It's April 15, which means little on weekends and less on Patriots Day, but taxes and Easter are sharing the comics pages today and you still can't do better on the subject of taxes than this Shoe from 1979.
An opinion that has absolutely nothing to do with the fact that I'm a writer of opinions.
And speaking of personal prejudices, the fact that I was raised Catholic often informs my appreciation of Heart of the City, and I remember Good Friday services as being deeply penitent and very, very long.
I wasn't necessarily able to distinguish "penitent" from "morbid," but I was sure able to understand "very, very long," though, as a tiny youngster required to kneel up straight in the pew for three hours, I did not realize how much worse it was to be an adolescent altar boy walking the Stations with the priest.
Those frequent photos of young GIs and palace guards fainting in military formations? Altar boys did that, too, only nobody ever took pictures of it.
Anybody who had whipped out a camera in church on Good Friday would have been flashed straight to Hell before you could say "Have mercy on us."
The emphasis on Christ's sacrifice pervaded Catholic culture beyond Holy Week, and Pat Oliphant captured the penitent/morbid Catholic thingie back in 2004, when Mel Gibson brought his arch-conservative RC viewpoint to the big screen in The Passion of the Christ, which was criticized in a relatively positive review as "the New Testament rendered as a snuff film."
Pervasive, yes: As that critic writes,
(T)his is a hero's narrative and here, as in the director's other films, heroism amounts to little more than a willingness to absorb violence, embrace it even.
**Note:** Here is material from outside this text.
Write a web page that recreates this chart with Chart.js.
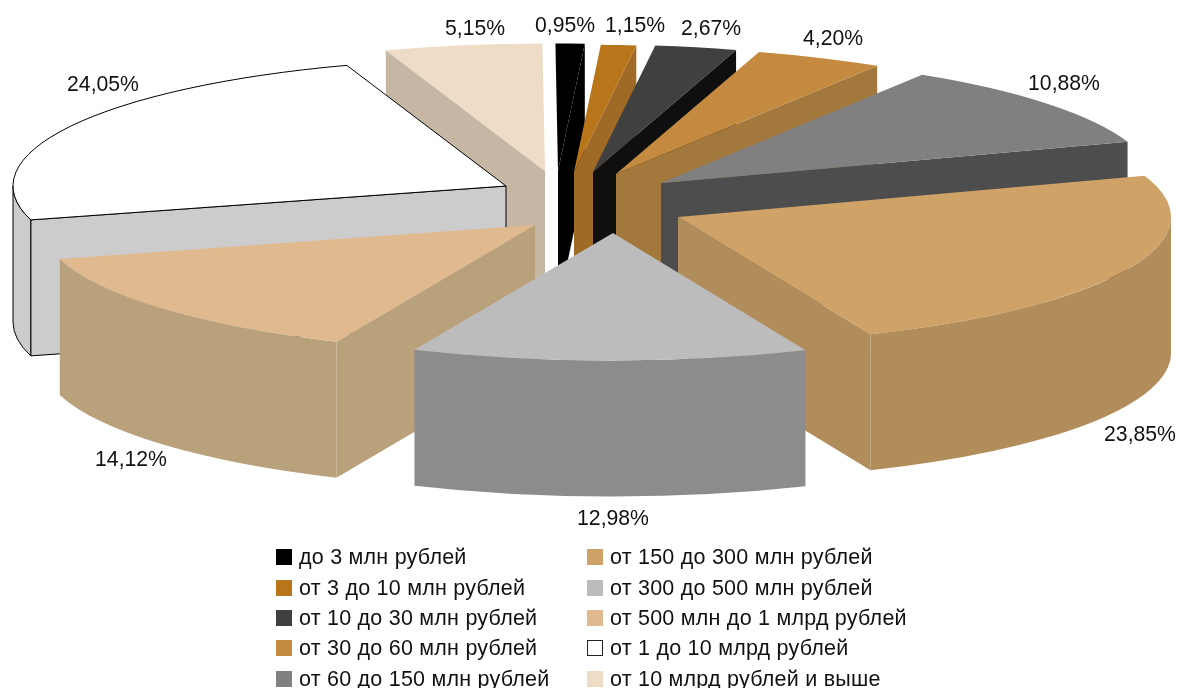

Heart is lucky: Mrs. Angelini and Mel Gibson and I grew up in the world of Sister Dolorosa, and were carefully taught that faith requires suffering and if you don't have some, boy jayzuz, I'll give yez plenty.
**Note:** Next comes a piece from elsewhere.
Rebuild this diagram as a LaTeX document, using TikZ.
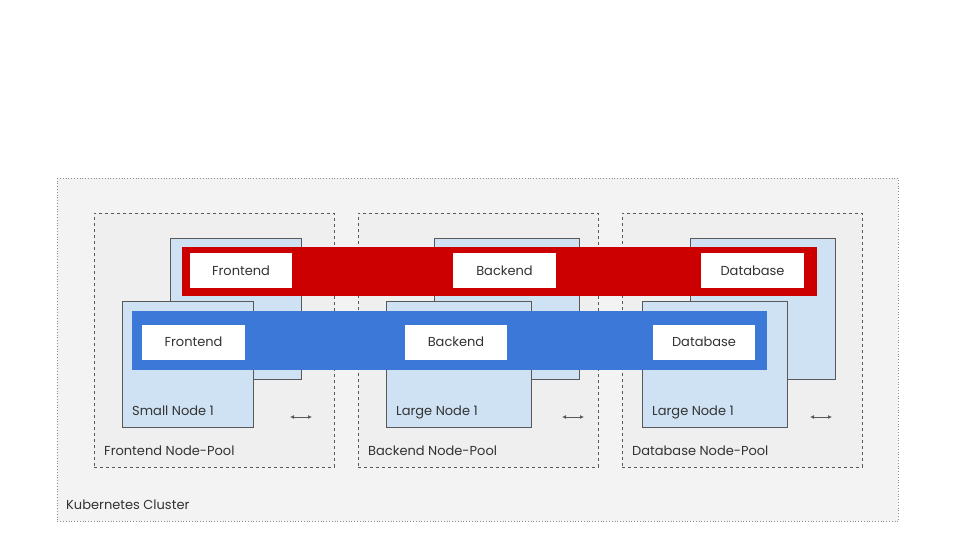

I'm not sure there was intended to be a direct theological connection between having to kneel through three hours of Good Friday guilt and chocolate bunnies on Easter Sunday, but, as Heart notes, at least there was a happy ending.
Though, when it comes to that, not only was Advent a lot more fun than Lent, but the payoff was also way better.
And if my young experience weren't confusing enough, I had two great-aunts who were teaching nuns and were extraordinarily bright and kind and remembered warmly by their students. By contrast, my long-dead first grade teacher was still a legend of sadism in the teacher's lounge at St. Mary's a half-century later, not that anybody had bothered to intervene at the time.
Holidays/Holy Days, as Dean suggests, can be pretty weird.
Meanwhile, back in the friendly skies ...
I think the United thing has pretty much played out, but I like Drew Sheneman's take.
People are saying, "I'll never fly United again!" but there just aren't that many choices these days, thanks to the mergers and monopolistic Wall Streetism that has become normal.
Perhaps it's because I mostly fly on business, but I find myself choosing flights by when they leave and whether the layovers make the connections possible and when they arrive and then I factor in ticket price, and only rarely -- perhaps never -- do I pay any attention to what's painted on the side of the plane.
The days of prefering Frontier over Continental or Eastern over TWA are long gone, and, as Sheneman suggests, they can pretty much do whatever they want.
We're about one more merger away from this:
However, Bill Day managed to get one final good topical gag out of it:
Don't worry: It's not like stupid things won't keep happening.
Speaking of flying
Once again, a comic speaks to me personally: Today's Medium Large explains why I will never, ever move again.
I've got a three-room apartment, utilities included and a good landlady, for $675 a month. My retirement plan, we being of roughly the same age, is to die before she does. I live in perpetual fear that she and her husband will decide to sell out and head for Arizona or Florida, but they're both natives, so it's thankfully not too likely.
Of course, given his supersonic flying ability, Clark could commute the Daily Planet gig from Ma and Pa Kent's farm, but then Lois would wonder where he lived and why he never brings her over to his apartment to test his X-ray vision on her garments.
And speaking of the difficulty of maintaining a secret identity, while I suppose maybe the leading paper in Metropolis pays well as journalism goes, most young reporters have to have roommates, and that rich sonofabitch Bruce Wayne doesn't worry about money, so who you gonna partner up with?
"If you see all my clothes hanging on the doorknob, don't open it."
Let him climb the rigging like his pappy used to do:
I always assumed that Popeye's calves were as overdeveloped as his forearms, but this vintage Thimble Theater from November 3, 1930, shows that -- duh -- sailors wear bell-bottom trousers.
Which I knew, but hadn't applied to this particular sailor.
Castor Oyl had better lock up his daughter.
And also this:
A final example of comics that hit personally: I just got through yet one more massive quarrel with the printer and am still trying to deal with the random joys of Windows 10, so today's Carpe Diem got not only a laff but earned you all a second video treat:
(There. And I hope that makes up for my having posted this yesterday.)